Wow, great info and advice for Central Fl here. Just confirmed what I was considering doing for my small garden plot. BTW, what size buckets are good to use for peppers? Do I need something like 5 gallon buckets or will something smaller do for the ones I don't want to put in the ground?

I prefer 5 gallons or larger.

I live in Central Florida, also. Will bringing them in or covering them during frost conditions, allow them to produce peppers all year? Thanks.

They will produce all year. Some varieties, like the hot Trinidad peppers, may produce smaller pods due to cooler temps in winter.
 
The only other thing I would say is that I'm still not sure when is the best time to cut them back...

I think based on my experience is that you should cut them back early as in Now.

I have cut back peppers when it's close to freezing events when they didn't come back. On the other hand, I cut back a Caribbean Red a couple of weeks ago and its now coming back. It will be fine I think through the winter as long as I protect it with blankets.

However, I have a Besler's Cherry that seems to be very frost resistant and doesn't need any care other than some minimal covering.

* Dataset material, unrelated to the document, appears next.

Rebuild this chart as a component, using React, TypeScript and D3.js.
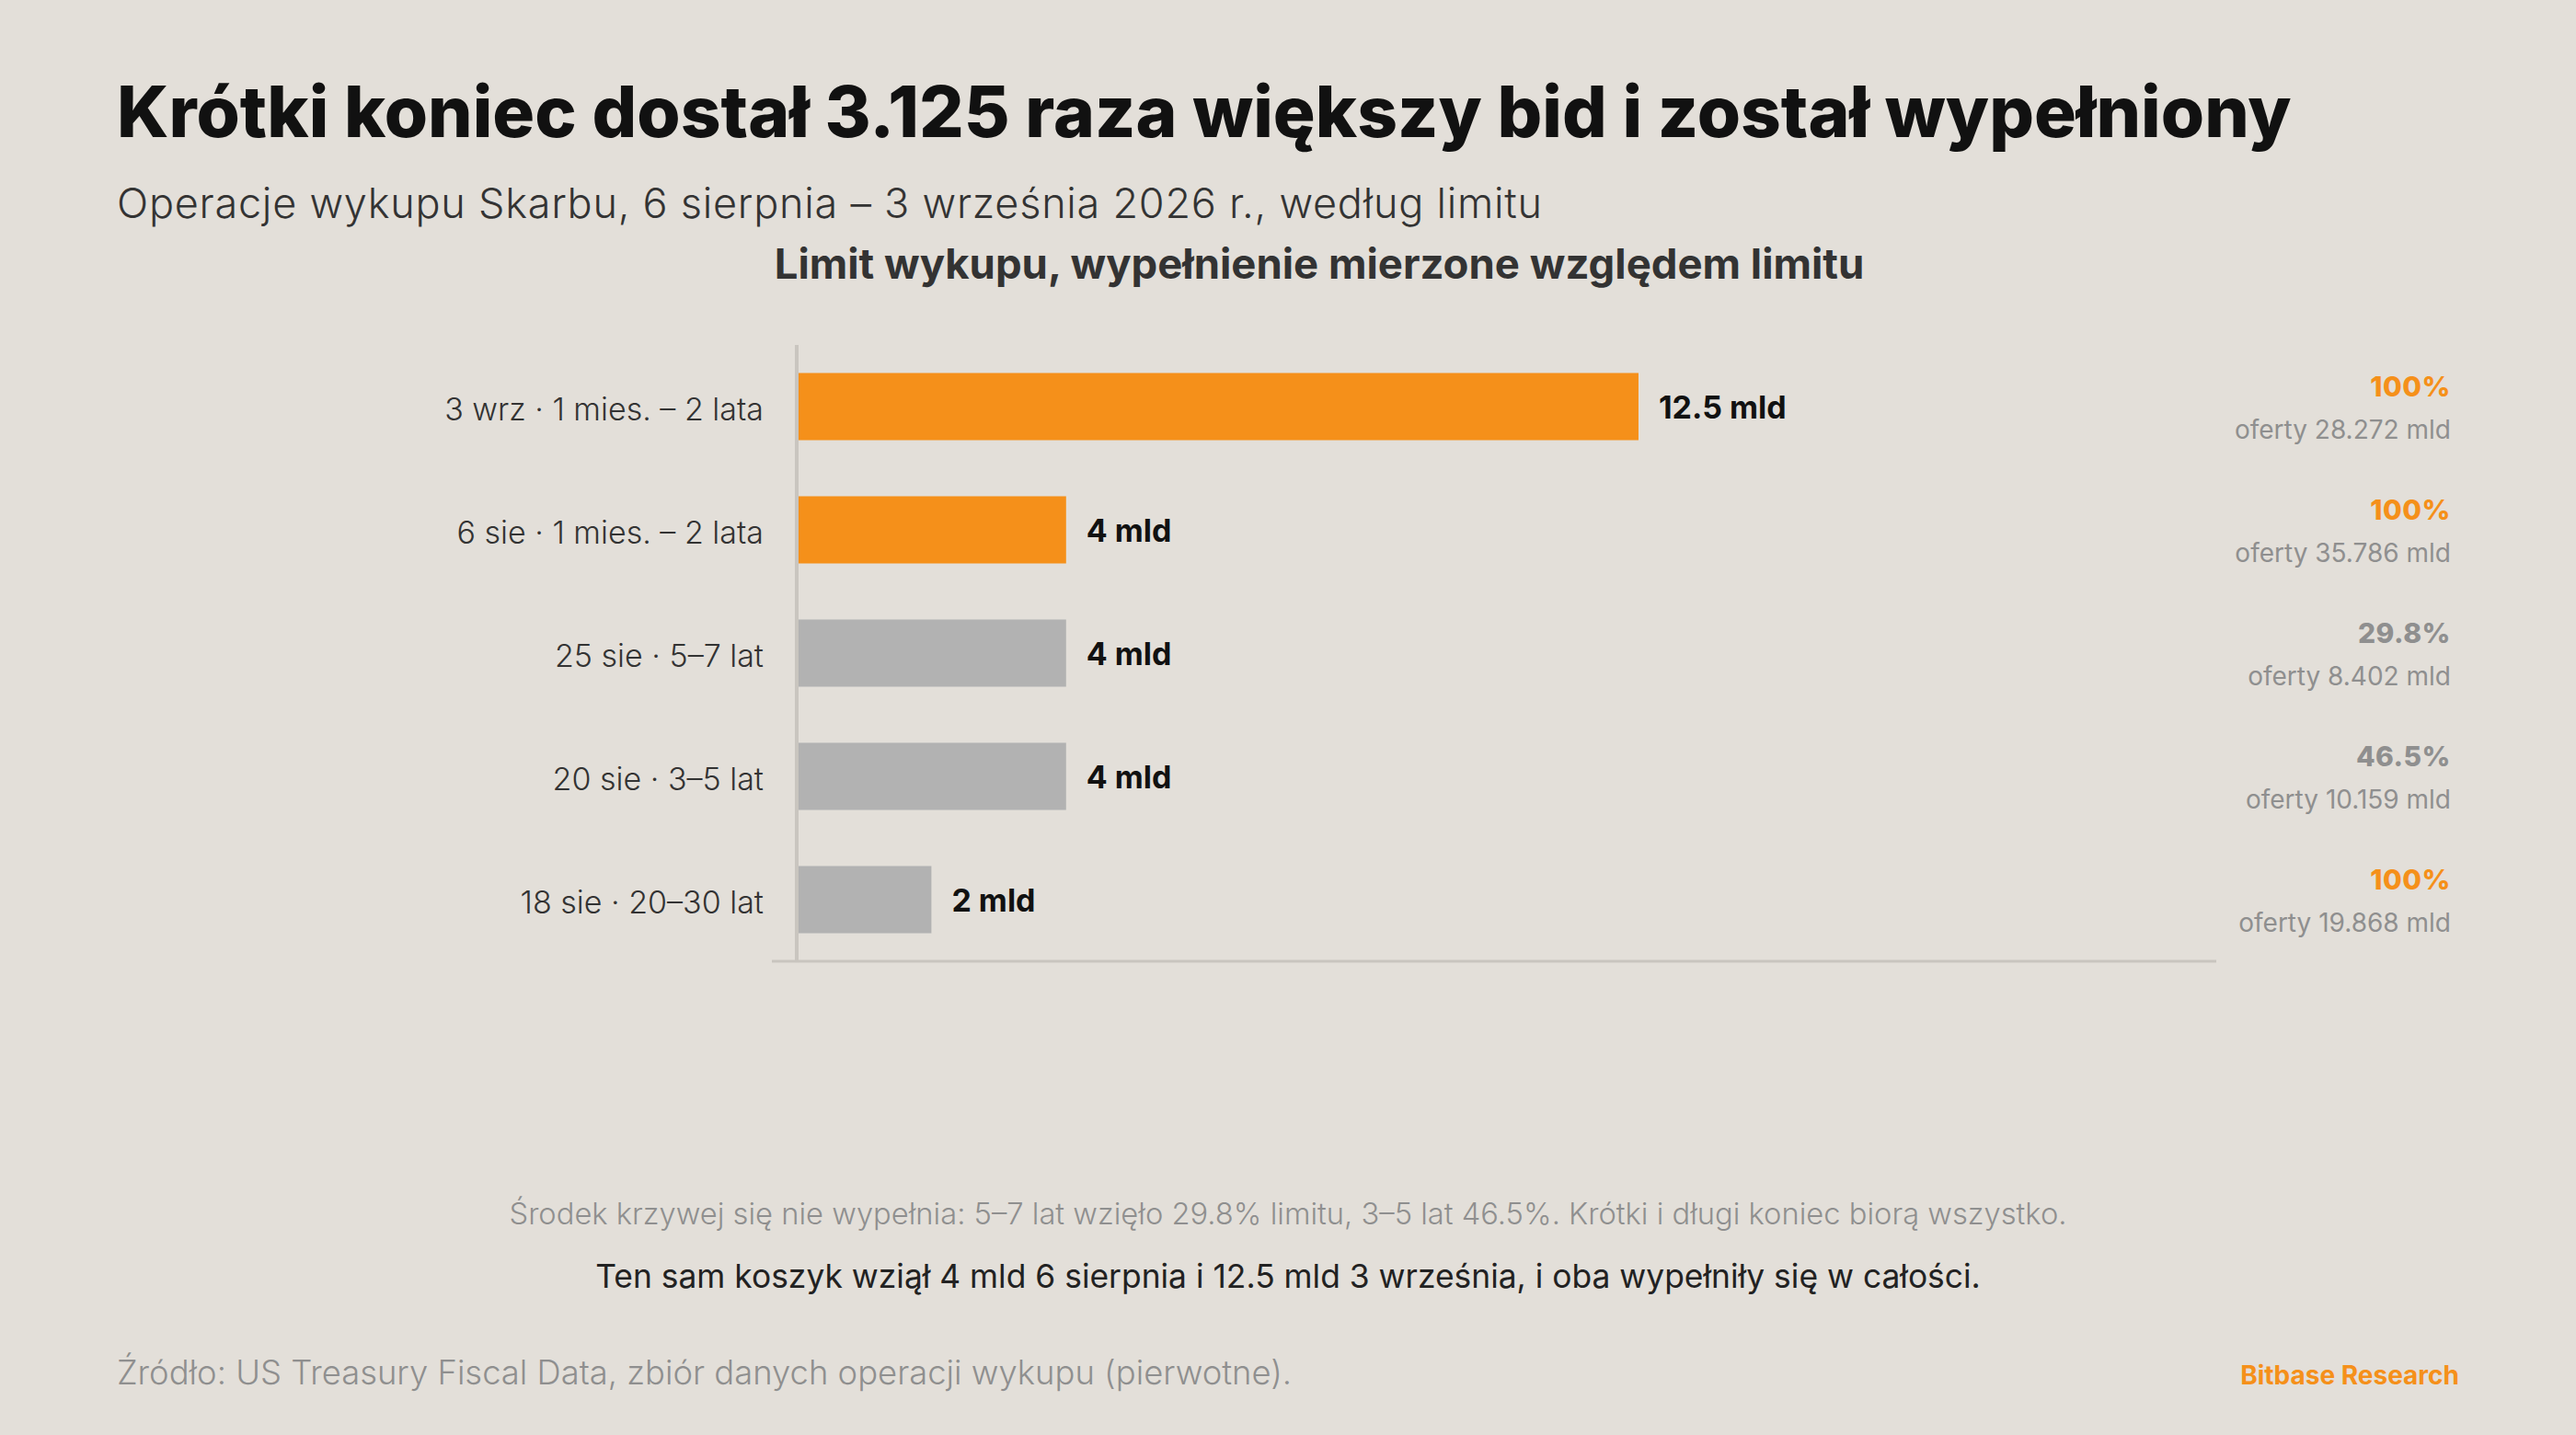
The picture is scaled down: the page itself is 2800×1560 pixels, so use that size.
import React from "react";
import * as d3 from "d3";

const categories = [
  "3 wrz · 1 mies. – 2 lata",
  "6 sie · 1 mies. – 2 lata",
  "25 sie · 5–7 lat",
  "20 sie · 3–5 lat",
  "18 sie · 20–30 lat",
];
const limits = [12.5, 4, 4, 4, 2];
const valueLabels = ["12.5 mld", "4 mld", "4 mld", "4 mld", "2 mld"];
const fillPct = [100, 100, 29.8, 46.5, 100];
const fillLabels = ["100%", "100%", "29.8%", "46.5%", "100%"];
const offers = ["28.272", "35.786", "8.402", "10.159", "19.868"];
const highlighted = [true, true, false, false, false];

const W = 2800;
const H = 1560;
const BG = "#e3dfd9";
const ORANGE = "#f5901a";
const GRAY_BAR = "#b2b2b2";
const GRAY_TXT = "#8f8f8f";
const FONT = "Inter, 'Open Sans', sans-serif";

export default function App() {
  const x = d3.scaleLinear().domain([0, 21.08]).range([866, 2409]);
  const y = d3
    .scaleBand<string>()
    .domain(categories)
    .range([375, 1045])
    .paddingInner(0.455)
    .paddingOuter(0.2275);

  return (
    <svg width={W} height={H} style={{ display: "block", position: "absolute", left: 0, top: 0 }}>
      <rect x={0} y={0} width={W} height={H} fill={BG} />
      <text x={127} y={149} fontFamily={FONT} fontWeight={800} fontSize={76.5} fill="#111">
        Krótki koniec dostał 3.125 raza większy bid i został wypełniony
      </text>
      <text x={127} y={237} fontFamily={FONT} fontWeight={300} fontSize={45} letterSpacing={0.75} fill="#333">
        Operacje wykupu Skarbu, 6 sierpnia – 3 września 2026 r., według limitu
      </text>
      <text x={1434} y={303} textAnchor="middle" fontFamily={FONT} fontWeight={700} fontSize={45.5} fill="#333">
        Limit wykupu, wypełnienie mierzone względem limitu
      </text>

      {/* axes */}
      <line x1={866} x2={866} y1={375} y2={1045} stroke="#c9c5bf" strokeWidth={4} />
      <line x1={839} x2={2409} y1={1045} y2={1045} stroke="#c9c5bf" strokeWidth={3} />

      {categories.map((c, i) => {
        const yy = y(c)!;
        const bw = y.bandwidth();
        const cy = yy + bw / 2;
        return (
          <g key={c}>
            <rect
              x={x(0) + 2}
              y={yy}
              width={x(limits[i]) - x(0) - 2}
              height={bw}
              fill={highlighted[i] ? ORANGE : GRAY_BAR}
            />
            <text x={830} y={cy} dy="0.45em" textAnchor="end" fontFamily={FONT} fontWeight={300} fontSize={34} fill="#333">
              {c}
            </text>
            <text x={x(limits[i]) + 22} y={cy} dy="0.37em" fontFamily={FONT} fontWeight={700} fontSize={34} fill="#111">
              {valueLabels[i]}
            </text>
            <text x={2664} y={cy - 11} textAnchor="end" fontFamily={FONT} fontWeight={800} fontSize={30} letterSpacing={0.5} fill={fillPct[i] >= 100 ? ORANGE : GRAY_TXT}>
              {fillLabels[i]}
            </text>
            <text x={2664} y={cy + 35} textAnchor="end" fontFamily={FONT} fontWeight={400} fontSize={28} fill={GRAY_TXT}>
              {`oferty ${offers[i]} mld`}
            </text>
          </g>
        );
      })}

      <text x={1400} y={1331} textAnchor="middle" fontFamily={FONT} fontWeight={300} fontSize={32.7} fill={GRAY_TXT}>
        Środek krzywej się nie wypełnia: 5–7 lat wzięło 29.8% limitu, 3–5 lat 46.5%. Krótki i długi koniec biorą wszystko.
      </text>
      <text x={1400} y={1400} textAnchor="middle" fontFamily={FONT} fontWeight={400} fontSize={35.4} fill="#222">
        Ten sam koszyk wziął 4 mld 6 sierpnia i 12.5 mld 3 września, i oba wypełniły się w całości.
      </text>
      <text x={127} y={1505} fontFamily={FONT} fontWeight={300} fontSize={36.4} fill={GRAY_TXT}>
        Źródło: US Treasury Fiscal Data, zbiór danych operacji wykupu (pierwotne).
      </text>
      <text x={2673} y={1505} textAnchor="end" fontFamily={FONT} fontWeight={700} fontSize={28} fill={ORANGE}>
        Bitbase Research
      </text>
    </svg>
  );
}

The really important plants this year, like my Datils, will go in the pool house.
 
I'm down in Broward, but we have a similar 2 - 3 days of frost warnings each year. Here's what I do:

Since this is always a passing condition, I have a very temporary structure I use.

Simply get a few long pieces of bamboo stake, the thickest you can find. Or even up the ante and use some 1x2 wooden stakes.

Make a small perimeter around your plants with the stakes then simply lay a dark colored tarp over top. I use a few bricks to hold the edges down in case of wind.

If it's going to be seriously cold, I use my misters/foggers from my watering kit, I leave them on over night. The water coming out of the tap never gets below 70 degrees and keeps the inside of the tarp like a sauna.

In the day time pull the tarp back to let the plants soak up some solar warmth.

This kept my plants alive and happy all winter, while the peppers out at the nursery I frequent, without protection, all were dead a week after our really really cold weekend.